- [Recorded data]:
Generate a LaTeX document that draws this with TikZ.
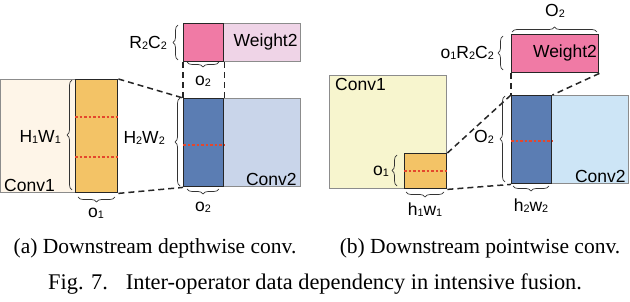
\documentclass[tikz,border=0pt]{standalone}
\usepackage{fontspec}
\setmainfont{Liberation Serif}
\newfontfamily\lab{Liberation Sans}
\usetikzlibrary{decorations.pathreplacing}
\definecolor{peach}{HTML}{FEF5E8}
\definecolor{orng}{HTML}{F3C366}
\definecolor{dblue}{HTML}{5B7DB3}
\definecolor{lblueA}{HTML}{C9D5EA}
\definecolor{lblueB}{HTML}{CDE5F6}
\definecolor{pinkA}{HTML}{F07AA5}
\definecolor{lpink}{HTML}{EFD4E7}
\definecolor{yel}{HTML}{F7F5CE}
\definecolor{redd}{HTML}{E4472C}
\newcommand{\sbx}[1]{\raisebox{-0.06em}{\scalebox{0.62}{#1}}}
\tikzset{
  x=1pt, y=-1pt,
  blk/.style={draw=black!45, line width=0.8pt, inner sep=0pt, anchor=north west},
  hot/.style={draw=black!85, line width=1.4pt, inner sep=0pt, anchor=north west},
  lbl/.style={font=\lab\fontsize{17.5}{18}\selectfont, inner sep=1pt},
  brc/.style={decorate, decoration={brace, amplitude=5pt}, draw=black!80, line width=0.7pt},
  dsh/.style={draw=black!85, line width=1.5pt, dash pattern=on 6pt off 4pt},
  dotr/.style={draw=redd, line width=2pt, dash pattern=on 2.5pt off 2pt},
  captxt/.style={font=\fontsize{21.5}{24}\selectfont, inner sep=0pt, anchor=base}
}
\begin{document}
\begin{tikzpicture}
\useasboundingbox (0,0) rectangle (630,302);
% ---------- (a) ----------
\node[blk, fill=peach, minimum width=75pt, minimum height=113pt] (c1a) at (0,79) {};
\node[hot, fill=orng, minimum width=42pt, minimum height=113pt] (o1a) at (75,79) {};
\draw[dotr] (o1a.west |- 0,117) -- (o1a.east |- 0,117);
\draw[dotr] (o1a.west |- 0,157) -- (o1a.east |- 0,157);
\node[blk, fill=lblueA, minimum width=77pt, minimum height=88pt] (c2a) at (223,98) {};
\node[hot, fill=dblue, minimum width=40pt, minimum height=88pt] (ba) at (183,98) {};
\draw[dotr] (ba.west |- 0,145) -- (ba.east |- 0,145);
\node[blk, fill=lpink, minimum width=77pt, minimum height=38pt] (wla) at (223,23) {};
\node[hot, fill=pinkA, minimum width=40pt, minimum height=38pt] (pa) at (183,23) {};
\node[lbl, anchor=south west] (t1a) at ([xshift=3pt]c1a.south west) {Conv1};
\node[lbl, anchor=south east] (t2a) at ([xshift=-3pt]c2a.south east) {Conv2};
\node[lbl, anchor=east] (twa) at ([xshift=-2pt]wla.east) {Weight2};
% dashed
\draw[dsh] (o1a.north east) -- (ba.north west);
\draw[dsh] (o1a.south east) -- (ba.south west);
\draw[dsh] (pa.south west) -- (ba.north west);
\draw[dsh] (pa.south east) -- (ba.north east);
% braces
\draw[brc] (72,190) -- (72,80);
\node[lbl, anchor=east] (hwa) at (62,137) {H\sbx{1}W\sbx{1}};
\draw[brc] (115,197) -- (78,197);
\node[lbl] (o1la) at (96,213) {o\sbx{1}};
\draw[brc] (180,186) -- (180,98);
\node[lbl, anchor=east] (hw2a) at (166,138) {H\sbx{2}W\sbx{2}};
\draw[brc] (219,189) -- (187,189);
\node[lbl] (o2la) at (203,207) {o\sbx{2}};
\draw[brc] (178,60) -- (178,25);
\node[lbl, anchor=east] (rca) at (168,43) {R\sbx{2}C\sbx{2}};
\draw[brc] (219,62) -- (187,62);
\node[lbl] (o2ta) at (203,81) {o\sbx{2}};
% ---------- (b) ----------
\node[blk, fill=yel, minimum width=117pt, minimum height=113pt] (c1b) at (329,75) {};
\node[hot, fill=orng, minimum width=42pt, minimum height=35pt] (o1b) at (404,153) {};
\draw[dotr] (o1b.west |- 0,171) -- (o1b.east |- 0,171);
\node[blk, fill=lblueB, minimum width=77pt, minimum height=88pt] (c2b) at (551,95) {};
\node[hot, fill=dblue, minimum width=40pt, minimum height=88pt] (bb) at (511,95) {};
\draw[dotr] (bb.west |- 0,141) -- (bb.east |- 0,141);
\node[hot, fill=pinkA, minimum width=87pt, minimum height=38pt] (wb) at (511,34) {};
\node[lbl] (twb) at (565,53) {Weight2};
\node[lbl, anchor=north west] (t1b) at ([xshift=5pt,yshift=-2pt]c1b.north west) {Conv1};
\node[lbl, anchor=south east] (t2b) at ([xshift=-2pt]c2b.south east) {Conv2};
% dashed
\draw[dsh] (o1b.north east) -- (bb.north west);
\draw[dsh] (o1b.south east) -- (bb.south west);
\draw[dsh] (wb.south west) -- (bb.north west);
\draw[dsh] (wb.south east) -- (bb.north east);
% braces
\draw[brc] (512,32) -- (597,32);
\node[lbl] (o2tb) at (555,11) {O\sbx{2}};
\draw[brc] (503,70) -- (503,36);
\node[lbl, anchor=east] (orcb) at (495,53) {o\sbx{1}R\sbx{2}C\sbx{2}};
\draw[brc] (505,182) -- (505,96);
\node[lbl, anchor=east] (o2lb) at (495,137) {O\sbx{2}};
\draw[brc] (397,186) -- (397,155);
\node[lbl, anchor=east] (o1lb) at (390,171) {o\sbx{1}};
\draw[brc] (444,192) -- (406,192);
\node[lbl] (hwb) at (425,210) {h\sbx{1}w\sbx{1}};
\draw[brc] (549,186) -- (513,186);
\node[lbl] (hw2b) at (531,206) {h\sbx{2}w\sbx{2}};
% ---------- captions ----------
\node[captxt] (capa) at (155,254) {(a) Downstream depthwise conv.};
\node[captxt] (capb) at (480,254) {(b) Downstream pointwise conv.};
\node[captxt, anchor=base west, font=\fontsize{22.4}{24}\selectfont] (capf) at (48,290) {Fig. 7.\hspace{0.8em}Inter-operator data dependency in intensive fusion.};
\end{tikzpicture}
\end{document}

- [Exercise instructions]: Repeat the data exactly, dropping every picture it holds.

- [Expected answer]:
Generate a LaTeX document that draws this with TikZ.
\documentclass[tikz,border=0pt]{standalone}
\usepackage{fontspec}
\setmainfont{Liberation Serif}
\newfontfamily\lab{Liberation Sans}
\usetikzlibrary{decorations.pathreplacing}
\definecolor{peach}{HTML}{FEF5E8}
\definecolor{orng}{HTML}{F3C366}
\definecolor{dblue}{HTML}{5B7DB3}
\definecolor{lblueA}{HTML}{C9D5EA}
\definecolor{lblueB}{HTML}{CDE5F6}
\definecolor{pinkA}{HTML}{F07AA5}
\definecolor{lpink}{HTML}{EFD4E7}
\definecolor{yel}{HTML}{F7F5CE}
\definecolor{redd}{HTML}{E4472C}
\newcommand{\sbx}[1]{\raisebox{-0.06em}{\scalebox{0.62}{#1}}}
\tikzset{
  x=1pt, y=-1pt,
  blk/.style={draw=black!45, line width=0.8pt, inner sep=0pt, anchor=north west},
  hot/.style={draw=black!85, line width=1.4pt, inner sep=0pt, anchor=north west},
  lbl/.style={font=\lab\fontsize{17.5}{18}\selectfont, inner sep=1pt},
  brc/.style={decorate, decoration={brace, amplitude=5pt}, draw=black!80, line width=0.7pt},
  dsh/.style={draw=black!85, line width=1.5pt, dash pattern=on 6pt off 4pt},
  dotr/.style={draw=redd, line width=2pt, dash pattern=on 2.5pt off 2pt},
  captxt/.style={font=\fontsize{21.5}{24}\selectfont, inner sep=0pt, anchor=base}
}
\begin{document}
\begin{tikzpicture}
\useasboundingbox (0,0) rectangle (630,302);
% ---------- (a) ----------
\node[blk, fill=peach, minimum width=75pt, minimum height=113pt] (c1a) at (0,79) {};
\node[hot, fill=orng, minimum width=42pt, minimum height=113pt] (o1a) at (75,79) {};
\draw[dotr] (o1a.west |- 0,117) -- (o1a.east |- 0,117);
\draw[dotr] (o1a.west |- 0,157) -- (o1a.east |- 0,157);
\node[blk, fill=lblueA, minimum width=77pt, minimum height=88pt] (c2a) at (223,98) {};
\node[hot, fill=dblue, minimum width=40pt, minimum height=88pt] (ba) at (183,98) {};
\draw[dotr] (ba.west |- 0,145) -- (ba.east |- 0,145);
\node[blk, fill=lpink, minimum width=77pt, minimum height=38pt] (wla) at (223,23) {};
\node[hot, fill=pinkA, minimum width=40pt, minimum height=38pt] (pa) at (183,23) {};
\node[lbl, anchor=south west] (t1a) at ([xshift=3pt]c1a.south west) {Conv1};
\node[lbl, anchor=south east] (t2a) at ([xshift=-3pt]c2a.south east) {Conv2};
\node[lbl, anchor=east] (twa) at ([xshift=-2pt]wla.east) {Weight2};
% dashed
\draw[dsh] (o1a.north east) -- (ba.north west);
\draw[dsh] (o1a.south east) -- (ba.south west);
\draw[dsh] (pa.south west) -- (ba.north west);
\draw[dsh] (pa.south east) -- (ba.north east);
% braces
\draw[brc] (72,190) -- (72,80);
\node[lbl, anchor=east] (hwa) at (62,137) {H\sbx{1}W\sbx{1}};
\draw[brc] (115,197) -- (78,197);
\node[lbl] (o1la) at (96,213) {o\sbx{1}};
\draw[brc] (180,186) -- (180,98);
\node[lbl, anchor=east] (hw2a) at (166,138) {H\sbx{2}W\sbx{2}};
\draw[brc] (219,189) -- (187,189);
\node[lbl] (o2la) at (203,207) {o\sbx{2}};
\draw[brc] (178,60) -- (178,25);
\node[lbl, anchor=east] (rca) at (168,43) {R\sbx{2}C\sbx{2}};
\draw[brc] (219,62) -- (187,62);
\node[lbl] (o2ta) at (203,81) {o\sbx{2}};
% ---------- (b) ----------
\node[blk, fill=yel, minimum width=117pt, minimum height=113pt] (c1b) at (329,75) {};
\node[hot, fill=orng, minimum width=42pt, minimum height=35pt] (o1b) at (404,153) {};
\draw[dotr] (o1b.west |- 0,171) -- (o1b.east |- 0,171);
\node[blk, fill=lblueB, minimum width=77pt, minimum height=88pt] (c2b) at (551,95) {};
\node[hot, fill=dblue, minimum width=40pt, minimum height=88pt] (bb) at (511,95) {};
\draw[dotr] (bb.west |- 0,141) -- (bb.east |- 0,141);
\node[hot, fill=pinkA, minimum width=87pt, minimum height=38pt] (wb) at (511,34) {};
\node[lbl] (twb) at (565,53) {Weight2};
\node[lbl, anchor=north west] (t1b) at ([xshift=5pt,yshift=-2pt]c1b.north west) {Conv1};
\node[lbl, anchor=south east] (t2b) at ([xshift=-2pt]c2b.south east) {Conv2};
% dashed
\draw[dsh] (o1b.north east) -- (bb.north west);
\draw[dsh] (o1b.south east) -- (bb.south west);
\draw[dsh] (wb.south west) -- (bb.north west);
\draw[dsh] (wb.south east) -- (bb.north east);
% braces
\draw[brc] (512,32) -- (597,32);
\node[lbl] (o2tb) at (555,11) {O\sbx{2}};
\draw[brc] (503,70) -- (503,36);
\node[lbl, anchor=east] (orcb) at (495,53) {o\sbx{1}R\sbx{2}C\sbx{2}};
\draw[brc] (505,182) -- (505,96);
\node[lbl, anchor=east] (o2lb) at (495,137) {O\sbx{2}};
\draw[brc] (397,186) -- (397,155);
\node[lbl, anchor=east] (o1lb) at (390,171) {o\sbx{1}};
\draw[brc] (444,192) -- (406,192);
\node[lbl] (hwb) at (425,210) {h\sbx{1}w\sbx{1}};
\draw[brc] (549,186) -- (513,186);
\node[lbl] (hw2b) at (531,206) {h\sbx{2}w\sbx{2}};
% ---------- captions ----------
\node[captxt] (capa) at (155,254) {(a) Downstream depthwise conv.};
\node[captxt] (capb) at (480,254) {(b) Downstream pointwise conv.};
\node[captxt, anchor=base west, font=\fontsize{22.4}{24}\selectfont] (capf) at (48,290) {Fig. 7.\hspace{0.8em}Inter-operator data dependency in intensive fusion.};
\end{tikzpicture}
\end{document}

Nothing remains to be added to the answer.